Trapdoor in hotel lobby, which leads to the underground recording studio for visiting musicians

“It’s a real floating room, floating on three inches of fiberglass and built into a metal cage. Everything acts as a sound lock,” Rudin says of the design. Each piece of furniture has a purpose, as well. “The large couch is about cutting out low frequencies and [attempting] to get rid of the parallel walls. It’s all about function here.”

With only 11 musicians per year, Rudin has to be selective. “I try to do a 50/50 split between Mexican artists and U.S. artists. I’ve always wanted to have a situation where people come based on musical taste, not because they’re well-known artists. We’re looking for world-class musicianship. But other than that we’re genreless.”

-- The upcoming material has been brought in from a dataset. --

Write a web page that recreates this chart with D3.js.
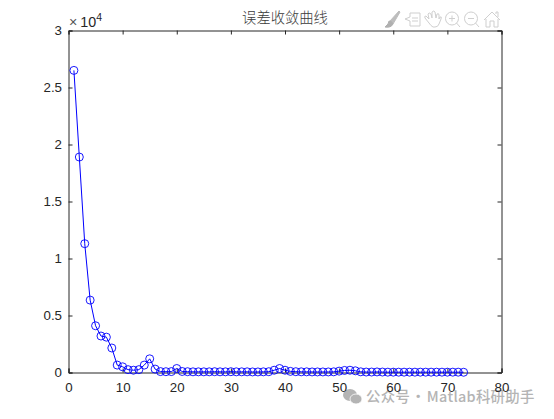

Underground recording studio at El Ganzo in San José del Cabo

So far, the process for bringing in the musicians has been organic, rather than manufactured. And it’s always been based on quality. “It’s all been word of mouth…it’s a constant hustle,” he adds.

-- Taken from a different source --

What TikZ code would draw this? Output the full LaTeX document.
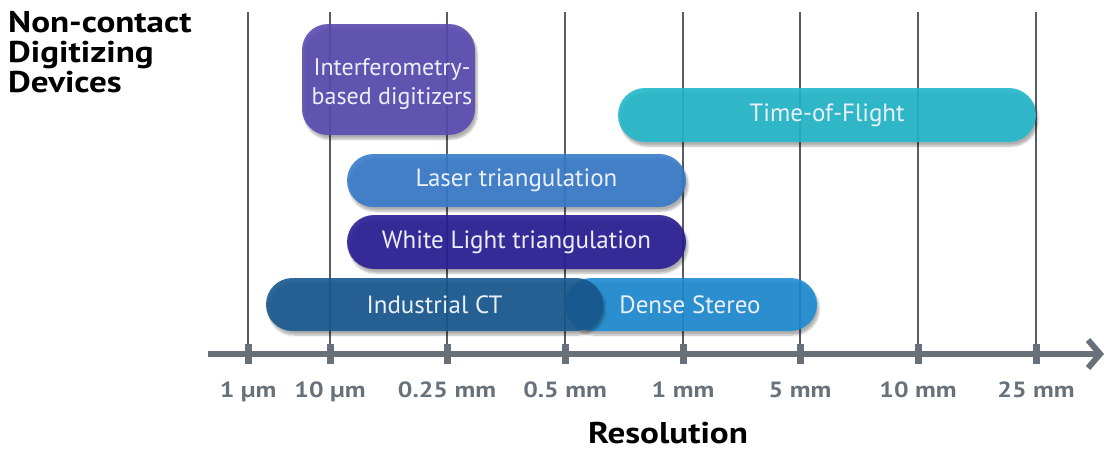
\documentclass[tikz,border=0pt]{standalone}
\usepackage{fontspec}
\setmainfont{PT Sans}
\newfontfamily\widefont[FakeStretch=1.17]{PT Sans}
\usetikzlibrary{arrows.meta,shadows.blur}
\definecolor{gridc}{HTML}{565D66}
\definecolor{axisc}{HTML}{68717A}
\definecolor{interc}{HTML}{5A4BB0}
\definecolor{tofc}{HTML}{22B8CA}
\definecolor{laserc}{HTML}{377BCA}
\definecolor{whitec}{HTML}{2A1E94}
\definecolor{ctc}{HTML}{17588F}
\definecolor{densec}{HTML}{1E8BD2}
\definecolor{bartext}{HTML}{EAF0FB}
\tikzset{
  bar/.style={rectangle, inner sep=0pt, fill opacity=0.9, text opacity=1,
    text=bartext, font=\fontsize{25}{28}\selectfont, align=center,
    blur shadow={shadow xshift=2pt, shadow yshift=-4pt, shadow blur steps=8, shadow opacity=35}},
  bartxt/.style={text=bartext, inner sep=0pt, align=center},
  gridline/.style={draw=gridc, line width=1.6pt},
  tick/.style={fill=axisc},
  axislabel/.style={text=axisc, font=\widefont\bfseries\fontsize{22}{24}\selectfont, anchor=base, inner sep=0pt},
}
\begin{document}
\begin{tikzpicture}[x=1pt,y=-1pt]
\useasboundingbox (0,0) rectangle (1107,451);
% title
\node[anchor=north west, align=left, font=\widefont\bfseries\fontsize{30}{30}\selectfont, inner sep=0pt] (title) at (8,11) {Non-contact\\Digitizing\\Devices};
% grid lines
\foreach \i/\x in {1/248,2/330,3/447,4/565,5/683,6/800,7/918,8/1036}{
  \coordinate (gt\i) at (\x,12);
  \coordinate (gb\i) at (\x,354);
  \draw[gridline] (gt\i) -- (gb\i);
}
% bars
\node[bar, fill=tofc, minimum width=418pt, minimum height=54pt, rounded corners=27pt] (tof) at (827,115) {Time-of-Flight};
\node[bar, fill=interc, minimum width=173pt, minimum height=111pt, rounded corners=26pt] (inter) at (388.5,79.5) {};
\node[bartxt, font=\fontsize{24}{29}\selectfont] (intertext) at (392,84) {Interferometry-\\based digitizers};
\node[bar, fill=laserc, minimum width=339pt, minimum height=53pt, rounded corners=26.5pt] (laser) at (516.5,180.5) {Laser triangulation};
\node[bar, fill=whitec, minimum width=339pt, minimum height=54pt, rounded corners=27pt] (white) at (516.5,242) {White Light triangulation};
\node[bar, fill=densec, minimum width=252pt, minimum height=53pt, rounded corners=26.5pt] (dense) at (691,304.5) {};
\node[bar, fill=ctc, minimum width=337pt, minimum height=53pt, rounded corners=26.5pt] (ct) at (434.5,304.5) {Industrial CT};
\node[bartxt, font=\fontsize{25}{28}\selectfont] (densetext) at (690,304.5) {Dense Stereo};
% axis
\coordinate (axstart) at (208,354);
\coordinate (axend) at (1104,354);
\draw[draw=axisc, line width=6pt, -{Straight Barb[length=12pt,width=28pt,line width=6pt]}] (axstart) -- (axend);
\foreach \i in {1,...,8}{
  \fill[tick] ([xshift=-3.5pt,yshift=-10pt]gb\i) rectangle ([xshift=3.5pt,yshift=10pt]gb\i);
}
% axis labels
\foreach \i/\t in {1/1 µm,2/10 µm,3/0.25 mm,4/0.5 mm,5/1 mm,6/5 mm,7/10 mm,8/25 mm}{
  \node[axislabel] (lab\i) at ([yshift=-43pt]gb\i) {\t};
}
\node[font=\widefont\bfseries\fontsize{30}{30}\selectfont, anchor=base, inner sep=0pt] (res) at (668,443) {Resolution};
\end{tikzpicture}
\end{document}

Each track recorded at the hotel is added to the El Ganzo sessions—a series of in-studio videos with an authentic, mesmerizing energy. “The Abbey Road sessions were the inspiration for the videos,” says Rudin.

Caloncho

Each session highlights the acoustic sound of each artist and plays in a loop within each hotel suite, in lieu of cable TV. Between Ximena Sariñana’s heart-achingly beautiful “Ruptura,” Natalia Lafourcade’s hauntingly fragile notes in “Tonada De Luna Llena,” Rachael Yamagata’s soulful tribute in “Meet Me By The Water,” and Brett Dennen’s catchy “Only Want You,” it’s impossible to leave the music behind after you checkout.

If you weren’t an acoustic lover before your stay, the El Ganzo sessions will follow you like a new mantra, a rapturous envelope, forcing you to turn inward and do the unthinkable: relax.

Grammy award winner Natalia Lafourcade during the El Ganzo Sessions

While most of the studio’s inhabitants are independent musicians, many will recognize names like Damien Rice, Sara Bareilles, Thievery Corporation, and Mexican grammy-award winner Natalia Lafourcade—all of whom have spent time recording music at the studio. (“Natalia’s eighth grammy is because of my trumpet solo,” Rudin joked during our interview.)

Within each El Ganzo session, within each work of art or mural, within each note captured, something singularly provocative, almost timeless is left behind. “We’re reaching into the crevices that hotel marketing doesn’t touch. It’s unquantifiable right now, but it’s why it’s special,” says Rudin. And it’s exactly that “unquantifiable something” that makes this place so inimitable.

Jamie N Commons

Accommodations for press trip provided by El Ganzo.